The New Guinea campaign (1942–1945) was one of the major military campaigns of World War II. Approximately 216,000 Japanese, Australian, and US servicemen died. New Guinea was strategically important because it was a major landmass to the immediate north of Australia. Its large land area provided locations for large land, air and naval bases. During their occupation, between 1942 and 1945, the Japanese constructed these bases and fought to keep them. Fighting in some parts of New Guinea continued until the war ended in August 1945.
A lot of remains of the hard combats that happened in this Island during World War Two, stand here as silent witnesses to the history. Simon Heyes on his blog tells us two stories about two planes wrecks:
1) On 3rd September, 1944, an American B-25H bomber took off, with the orders to fly low and fast over the South coast of New Britain and take out any ships that may be gambling on the rain to travel from island to island.
Spotted out in the open, the B-25H unleashed heavy fire on the tug and barges, and each enemy target was blown apart and destroyed.
Whilst the fly over was a success, the B-25H had a problem. One of the radials failed, and the other engine began to splutter. Closer than Bougainville, the captain made a decision to fly to Talasea, which had an emergency airstrip.
The aircraft landed, blew out it's nose gear, and eventually skidded to a stop, with no injuries to those on board.

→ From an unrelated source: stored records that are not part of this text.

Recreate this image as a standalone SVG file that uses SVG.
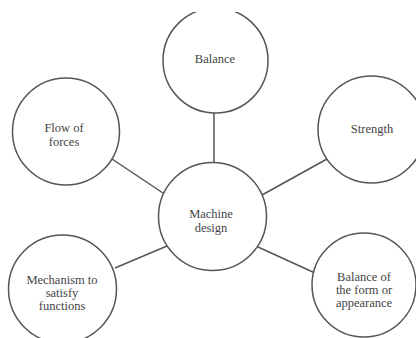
<svg xmlns="http://www.w3.org/2000/svg" width="416" height="338" viewBox="0 0 416 338">
<style>
.n{fill:#fff;stroke:#555;stroke-width:1.5}
.c line{stroke:#555;stroke-width:1.5}
.t text{font-size:12.5px;fill:#444;text-anchor:middle}
</style>
<defs><clipPath id="cl"><rect x="0" y="12" width="416" height="326"/></clipPath></defs>
<rect width="416" height="338" fill="#fff"/>
<g id="connectors" class="c">
<line x1="214" y1="113" x2="214" y2="163"/>
<line x1="112" y1="159" x2="163" y2="193"/>
<line x1="327" y1="159" x2="262" y2="195"/>
<line x1="115" y1="268" x2="167" y2="246"/>
<line x1="258" y1="247" x2="315" y2="273"/>
</g>
<g clip-path="url(#cl)" class="t" font-family="Liberation Serif, Times New Roman, DejaVu Serif, serif">
<g id="balance"><circle class="n" cx="215.5" cy="60.5" r="52.5"/><text x="215" y="63">Balance</text></g>
<g id="flow"><circle class="n" cx="66" cy="131.5" r="53.5"/><text x="64" y="132">Flow of</text><text x="64" y="145.5">forces</text></g>
<g id="strength"><circle class="n" cx="371.5" cy="129.5" r="53.5"/><text x="372" y="133">Strength</text></g>
<g id="machine"><circle class="n" cx="212.5" cy="216.5" r="54"/><text x="211" y="218">Machine</text><text x="211" y="231.5">design</text></g>
<g id="mechanism"><circle class="n" cx="62.5" cy="289" r="54"/><text x="62" y="284">Mechanism to</text><text x="62" y="297">satisfy</text><text x="62" y="310">functions</text></g>
<g id="form"><circle class="n" cx="364" cy="285" r="52"/><text x="364" y="281">Balance of</text><text x="364" y="294">the form or</text><text x="364" y="307">appearance</text></g>
</g>
</svg>
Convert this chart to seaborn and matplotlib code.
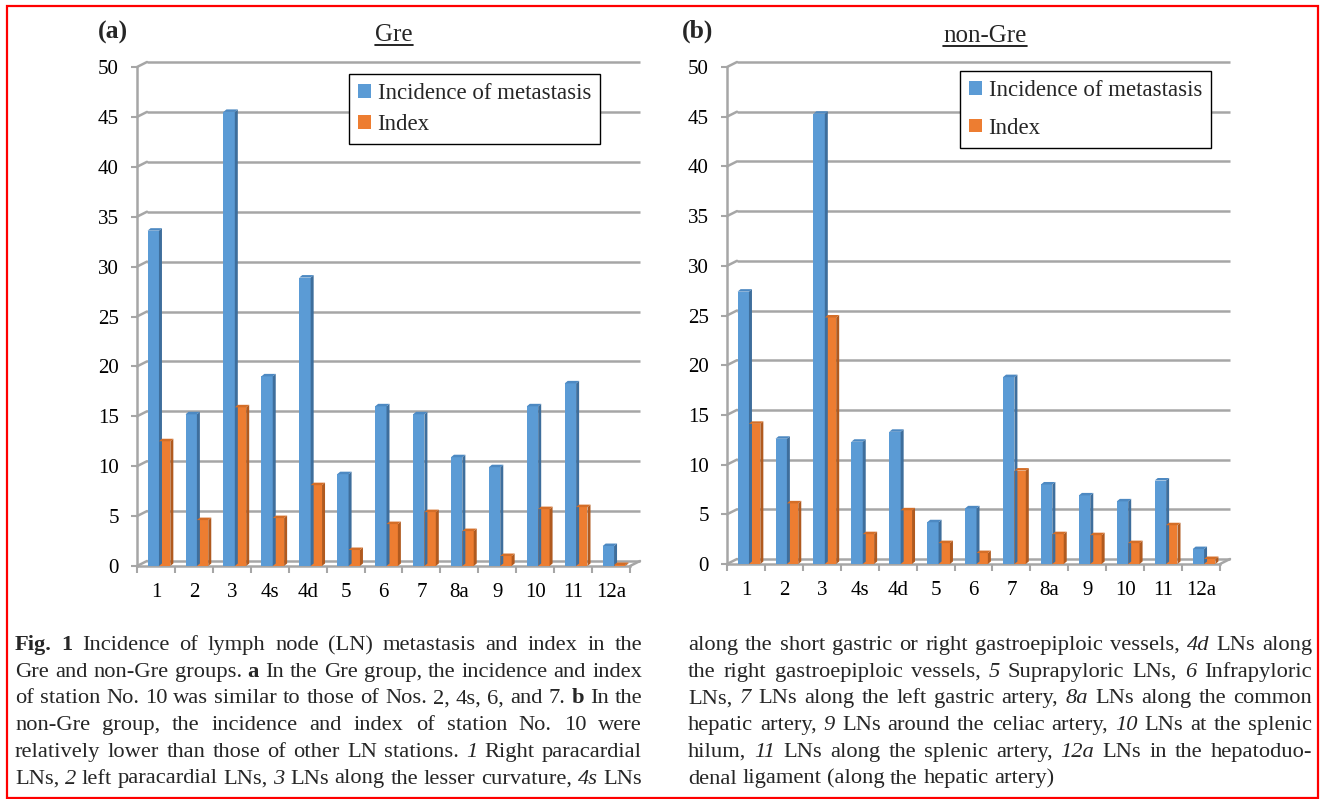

2) Less than one week after the B-25H landed, the Lockheed Ventura NZ4522 was sent on a mission to bomb an airstrip near Rabaul. Taking off from Bougainville Island, the Lockheed commenced a steep dive and dropped bombs on the target. Although all six bombs should have dropped, two did not, so a second attempt was needed.After the remaining two bombs were released, the starboard engine cut out. Flying on one engine, the Lockheed Ventura would never make it back to Bougainville Island, so the captain decided to head for Talasea.
With fuel running low, the Lockheed landed on the airstrip, which was 600 yards long and 45 yards wide. Again, there were no injuries.
In arguably better condition than the B-25H, you can still see the Allied star on the side of the Lockheed.